A l’extérieur, sur un banc non loin de là, Schahin termine d’écrire le premier jet de son mémoire d’histoire contemporaine. Lui-même avait pris part à la mobilisation à ses débuts, avant de s’en écarter. « J’étais pour l’occupation, mais pas le blocage, et quand j’ai vu l’état de ce bâtiment-là… Y a pas de mots ! Même quand je fais des soirées dans des bâtiments désaffectés, ils sont pas aussi défoncés que ça. Je sais pas comment ils ont fait… » « Ils », personne ne sait pas vraiment de qui il s’agit. Les uns montrent du doigt des étudiants mobilisés, d’autres des gens extérieurs, militants ou jeunes du quartier.

Des professeurs et personnels qui travaillaient habituellement dans ce bâtiment sont eux aussi choqués. « On a très peu d’informations sur la remise en état des locaux. On nous a parlé du 18 juin, mais de fait ce n’est pas le cas, la date du 5 juillet circule maintenant.
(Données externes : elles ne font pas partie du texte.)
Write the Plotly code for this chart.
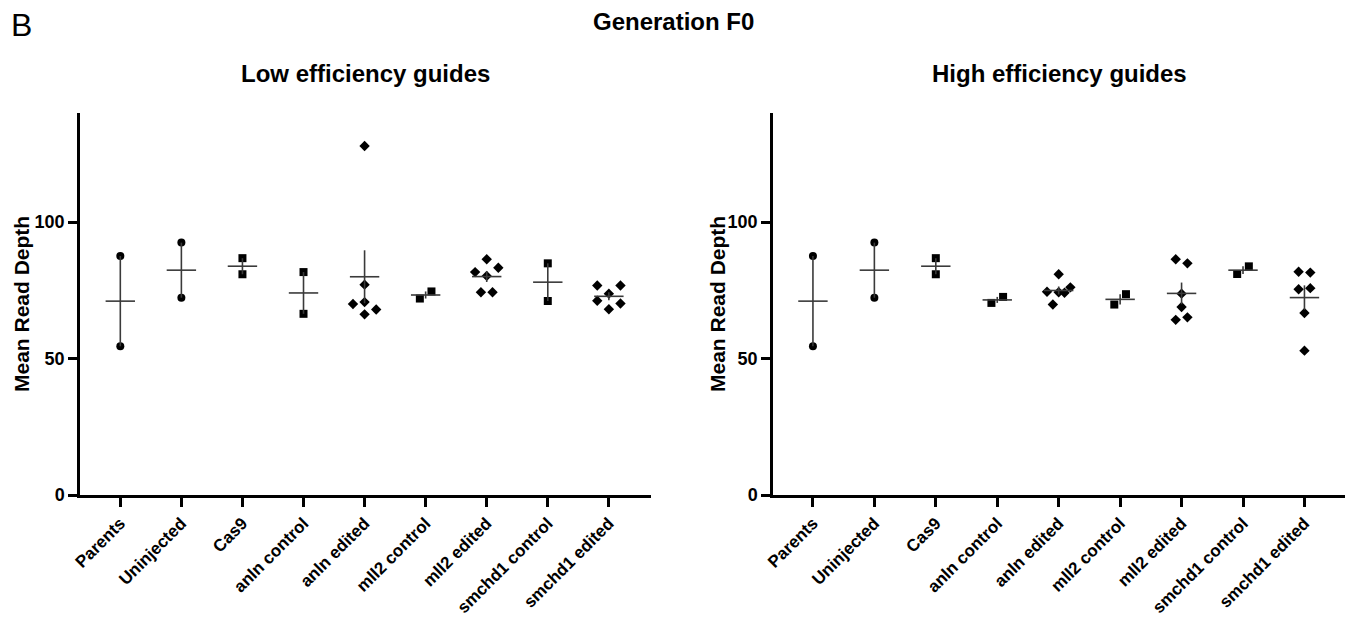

On voudrait surtout être certains que ça sera terminé en temps et en heure pour la rentrée… », explique une enseignante en littérature, qui s’est rendue sur place pour constater les dégâts. Et d’ajouter que l’addition s’annonce d’autant plus importante du fait du vol de matériel mobilier et informatique. Eya, étudiante en master de sciences politiques, estime, elle, que tels dégâts « font partie des risques ».

Le bâtiment B de l’unviersité Saint-Denis est aujourd’hui très dégradé. / Caroline Pain / Le Monde

En fin de matinée, l’université commence à s’animer. La grande bibliothèque, baignée de lumière, draine étudiants et enseignants. Les activités reprennent petit à petit, depuis une quinzaine de jours. Il n’y a pas foule, mais ce n’est non plus pas sans vie. Ce qui, somme toute, est plutôt normal pour un mois de juin. Les tables des petites cafétérias sont occupées, dans les bâtiments, les petits stands de nourriture sont ouverts.

« Les profs restaient disponibles »

Betty, étudiante en psycho venue faire quelques photocopies : « L’occupation nous a empêchés d’aller en cours pour les dernières semaines du semestre, certains élèves se rassemblaient sur l’herbe avec leurs profs. Mais ce n’était pas non plus dramatique. » Malgré le blocage, les étudiants ont pu passer leurs partiels : Paris-VIII fonctionne depuis longtemps avec un contrôle continu assez important. Pour les examens sur place, des modifications de modalité – dates ou lieux – gérées par les UFR ont permis, semble-t-il, leur bon déroulement.

Ce que confirme Schahin, l’étudiant en master d’histoire : « Même si j’ai entendu dire que certains profs n’avaient pas vraiment gardé le contact pendant le blocage, en général, ils restaient disponibles et ils échangeaient avec nous. Pour mon mémoire, j’ai croisé ma directrice, on a pu discuter, c’est repoussé à septembre pour la soutenance, mais je vais quand même rendre une première version. »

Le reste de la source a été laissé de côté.